### TO BE DONE
Working from the data below, reproduce exactly the lines starting at the one that holds "Write a web" and ending at the one that holds "const yTickLabels = ['1.2', '1.4', '1.6', '1.8', '2.0', '2.2'];". Pictures are excluded.

### RECORD EXCERPTS
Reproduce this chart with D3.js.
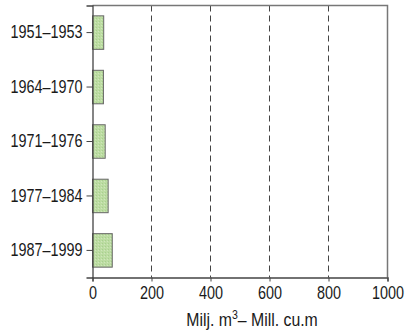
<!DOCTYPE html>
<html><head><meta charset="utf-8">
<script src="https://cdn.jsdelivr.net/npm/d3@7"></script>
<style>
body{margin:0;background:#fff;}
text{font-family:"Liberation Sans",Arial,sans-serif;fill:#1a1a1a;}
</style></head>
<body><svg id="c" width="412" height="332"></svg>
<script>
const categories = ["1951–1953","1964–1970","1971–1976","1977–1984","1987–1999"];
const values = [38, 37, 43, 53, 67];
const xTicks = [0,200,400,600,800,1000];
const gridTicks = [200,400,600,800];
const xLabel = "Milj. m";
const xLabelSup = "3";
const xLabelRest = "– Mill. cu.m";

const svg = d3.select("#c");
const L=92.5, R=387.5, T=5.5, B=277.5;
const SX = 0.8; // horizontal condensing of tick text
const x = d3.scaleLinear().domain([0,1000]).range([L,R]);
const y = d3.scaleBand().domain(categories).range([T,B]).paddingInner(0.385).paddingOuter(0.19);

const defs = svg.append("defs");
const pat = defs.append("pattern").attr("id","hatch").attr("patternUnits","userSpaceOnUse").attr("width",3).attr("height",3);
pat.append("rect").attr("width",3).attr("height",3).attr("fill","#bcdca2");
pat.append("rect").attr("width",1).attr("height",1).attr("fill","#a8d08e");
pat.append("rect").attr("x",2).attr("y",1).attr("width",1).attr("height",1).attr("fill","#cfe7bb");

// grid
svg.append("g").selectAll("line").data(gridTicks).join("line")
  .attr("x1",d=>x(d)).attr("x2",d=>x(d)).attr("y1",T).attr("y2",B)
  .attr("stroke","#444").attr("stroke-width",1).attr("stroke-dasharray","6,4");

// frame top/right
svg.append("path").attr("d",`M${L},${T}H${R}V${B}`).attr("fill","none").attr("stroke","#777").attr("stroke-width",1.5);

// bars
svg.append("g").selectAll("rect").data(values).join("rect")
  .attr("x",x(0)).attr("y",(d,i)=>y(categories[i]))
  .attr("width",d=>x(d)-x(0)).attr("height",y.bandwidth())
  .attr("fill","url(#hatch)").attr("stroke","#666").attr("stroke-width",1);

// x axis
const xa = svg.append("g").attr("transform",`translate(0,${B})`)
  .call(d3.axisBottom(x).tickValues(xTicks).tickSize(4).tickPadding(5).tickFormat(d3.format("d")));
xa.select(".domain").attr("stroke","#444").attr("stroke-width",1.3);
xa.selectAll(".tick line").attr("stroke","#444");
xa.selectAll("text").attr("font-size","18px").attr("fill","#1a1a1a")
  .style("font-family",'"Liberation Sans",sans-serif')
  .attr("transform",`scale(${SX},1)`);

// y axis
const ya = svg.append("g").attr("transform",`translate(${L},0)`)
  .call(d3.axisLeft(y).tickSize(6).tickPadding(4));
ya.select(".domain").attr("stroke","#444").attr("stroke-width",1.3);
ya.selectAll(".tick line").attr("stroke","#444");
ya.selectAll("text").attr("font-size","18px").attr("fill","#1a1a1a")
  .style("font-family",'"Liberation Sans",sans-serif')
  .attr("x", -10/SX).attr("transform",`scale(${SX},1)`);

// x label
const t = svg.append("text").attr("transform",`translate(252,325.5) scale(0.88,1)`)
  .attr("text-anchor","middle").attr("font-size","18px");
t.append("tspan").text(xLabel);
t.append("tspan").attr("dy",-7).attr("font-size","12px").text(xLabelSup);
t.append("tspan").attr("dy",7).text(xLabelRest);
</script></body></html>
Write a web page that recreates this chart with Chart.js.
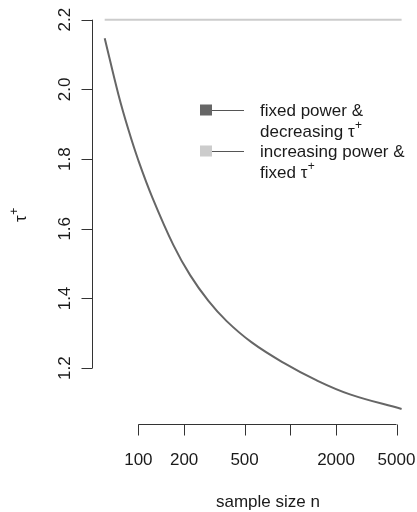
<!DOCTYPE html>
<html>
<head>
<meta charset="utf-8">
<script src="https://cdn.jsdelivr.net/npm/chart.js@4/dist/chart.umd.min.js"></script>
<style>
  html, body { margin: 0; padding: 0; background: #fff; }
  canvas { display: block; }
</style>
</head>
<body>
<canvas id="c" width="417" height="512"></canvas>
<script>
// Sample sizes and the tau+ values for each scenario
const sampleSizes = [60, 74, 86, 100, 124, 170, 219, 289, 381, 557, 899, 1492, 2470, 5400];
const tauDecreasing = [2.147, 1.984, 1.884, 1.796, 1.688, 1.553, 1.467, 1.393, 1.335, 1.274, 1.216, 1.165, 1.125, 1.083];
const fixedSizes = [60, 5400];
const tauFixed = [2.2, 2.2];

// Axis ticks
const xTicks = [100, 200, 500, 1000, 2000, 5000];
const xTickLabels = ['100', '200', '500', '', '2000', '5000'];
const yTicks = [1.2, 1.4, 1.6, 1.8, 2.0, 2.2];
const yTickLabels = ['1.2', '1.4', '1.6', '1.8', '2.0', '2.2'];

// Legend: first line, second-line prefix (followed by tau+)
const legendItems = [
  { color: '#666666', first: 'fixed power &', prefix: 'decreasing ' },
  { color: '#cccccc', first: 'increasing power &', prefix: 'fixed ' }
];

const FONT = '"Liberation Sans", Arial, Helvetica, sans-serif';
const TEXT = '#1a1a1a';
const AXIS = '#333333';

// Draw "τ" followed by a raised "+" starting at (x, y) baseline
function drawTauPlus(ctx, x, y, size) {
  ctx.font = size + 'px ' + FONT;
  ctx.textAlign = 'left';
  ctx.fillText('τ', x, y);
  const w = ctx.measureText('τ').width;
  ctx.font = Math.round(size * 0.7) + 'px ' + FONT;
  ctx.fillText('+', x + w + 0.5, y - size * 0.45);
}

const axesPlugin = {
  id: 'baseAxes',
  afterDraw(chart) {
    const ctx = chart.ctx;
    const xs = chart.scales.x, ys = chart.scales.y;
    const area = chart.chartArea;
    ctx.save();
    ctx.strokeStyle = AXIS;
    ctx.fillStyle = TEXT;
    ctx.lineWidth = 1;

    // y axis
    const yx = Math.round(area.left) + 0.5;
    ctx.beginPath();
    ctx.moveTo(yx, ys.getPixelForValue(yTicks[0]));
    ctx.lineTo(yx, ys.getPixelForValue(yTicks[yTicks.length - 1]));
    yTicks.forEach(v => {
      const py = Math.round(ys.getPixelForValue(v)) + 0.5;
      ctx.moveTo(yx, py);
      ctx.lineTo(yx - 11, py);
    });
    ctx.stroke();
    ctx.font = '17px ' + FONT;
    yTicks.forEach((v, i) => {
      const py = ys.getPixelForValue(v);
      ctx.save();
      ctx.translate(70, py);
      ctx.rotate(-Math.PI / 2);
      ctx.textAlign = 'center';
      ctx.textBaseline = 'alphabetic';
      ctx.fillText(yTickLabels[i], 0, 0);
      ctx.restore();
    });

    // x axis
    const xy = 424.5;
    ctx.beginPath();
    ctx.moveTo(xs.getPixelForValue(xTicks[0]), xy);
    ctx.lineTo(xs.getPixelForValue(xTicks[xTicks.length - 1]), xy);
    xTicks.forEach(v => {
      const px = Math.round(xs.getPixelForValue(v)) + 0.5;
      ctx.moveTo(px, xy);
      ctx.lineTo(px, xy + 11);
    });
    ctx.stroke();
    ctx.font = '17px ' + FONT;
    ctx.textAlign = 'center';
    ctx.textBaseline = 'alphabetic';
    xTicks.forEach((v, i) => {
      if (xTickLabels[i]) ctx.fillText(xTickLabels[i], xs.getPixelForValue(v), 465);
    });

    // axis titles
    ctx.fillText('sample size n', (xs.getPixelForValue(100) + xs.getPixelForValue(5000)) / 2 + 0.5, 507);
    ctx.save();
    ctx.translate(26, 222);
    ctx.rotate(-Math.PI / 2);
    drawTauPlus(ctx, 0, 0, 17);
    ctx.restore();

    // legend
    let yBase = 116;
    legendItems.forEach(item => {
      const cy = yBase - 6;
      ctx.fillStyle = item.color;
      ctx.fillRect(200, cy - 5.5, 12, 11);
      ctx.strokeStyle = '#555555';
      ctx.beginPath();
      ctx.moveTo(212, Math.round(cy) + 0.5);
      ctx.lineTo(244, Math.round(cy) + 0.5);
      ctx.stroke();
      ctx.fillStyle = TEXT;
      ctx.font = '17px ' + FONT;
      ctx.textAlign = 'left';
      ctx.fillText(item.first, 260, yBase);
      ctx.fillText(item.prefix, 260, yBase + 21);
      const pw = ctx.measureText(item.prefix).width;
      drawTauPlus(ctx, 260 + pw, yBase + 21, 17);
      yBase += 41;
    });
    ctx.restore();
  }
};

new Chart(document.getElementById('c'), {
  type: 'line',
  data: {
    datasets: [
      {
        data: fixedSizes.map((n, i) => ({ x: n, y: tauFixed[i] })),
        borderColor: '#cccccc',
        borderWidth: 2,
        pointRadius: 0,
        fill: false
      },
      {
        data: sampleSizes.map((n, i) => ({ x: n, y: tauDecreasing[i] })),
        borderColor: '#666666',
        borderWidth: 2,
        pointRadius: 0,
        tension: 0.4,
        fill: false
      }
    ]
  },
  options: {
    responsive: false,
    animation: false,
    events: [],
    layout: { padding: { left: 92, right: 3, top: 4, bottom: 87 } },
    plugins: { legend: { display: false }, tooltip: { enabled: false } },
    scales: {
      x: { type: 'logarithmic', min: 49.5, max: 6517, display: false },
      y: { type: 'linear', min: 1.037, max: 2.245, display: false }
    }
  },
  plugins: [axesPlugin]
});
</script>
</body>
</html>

### ANSWER TO THE PROBLEM
Write a web page that recreates this chart with Chart.js.
<!DOCTYPE html>
<html>
<head>
<meta charset="utf-8">
<script src="https://cdn.jsdelivr.net/npm/chart.js@4/dist/chart.umd.min.js"></script>
<style>
  html, body { margin: 0; padding: 0; background: #fff; }
  canvas { display: block; }
</style>
</head>
<body>
<canvas id="c" width="417" height="512"></canvas>
<script>
// Sample sizes and the tau+ values for each scenario
const sampleSizes = [60, 74, 86, 100, 124, 170, 219, 289, 381, 557, 899, 1492, 2470, 5400];
const tauDecreasing = [2.147, 1.984, 1.884, 1.796, 1.688, 1.553, 1.467, 1.393, 1.335, 1.274, 1.216, 1.165, 1.125, 1.083];
const fixedSizes = [60, 5400];
const tauFixed = [2.2, 2.2];

// Axis ticks
const xTicks = [100, 200, 500, 1000, 2000, 5000];
const xTickLabels = ['100', '200', '500', '', '2000', '5000'];
const yTicks = [1.2, 1.4, 1.6, 1.8, 2.0, 2.2];
const yTickLabels = ['1.2', '1.4', '1.6', '1.8', '2.0', '2.2'];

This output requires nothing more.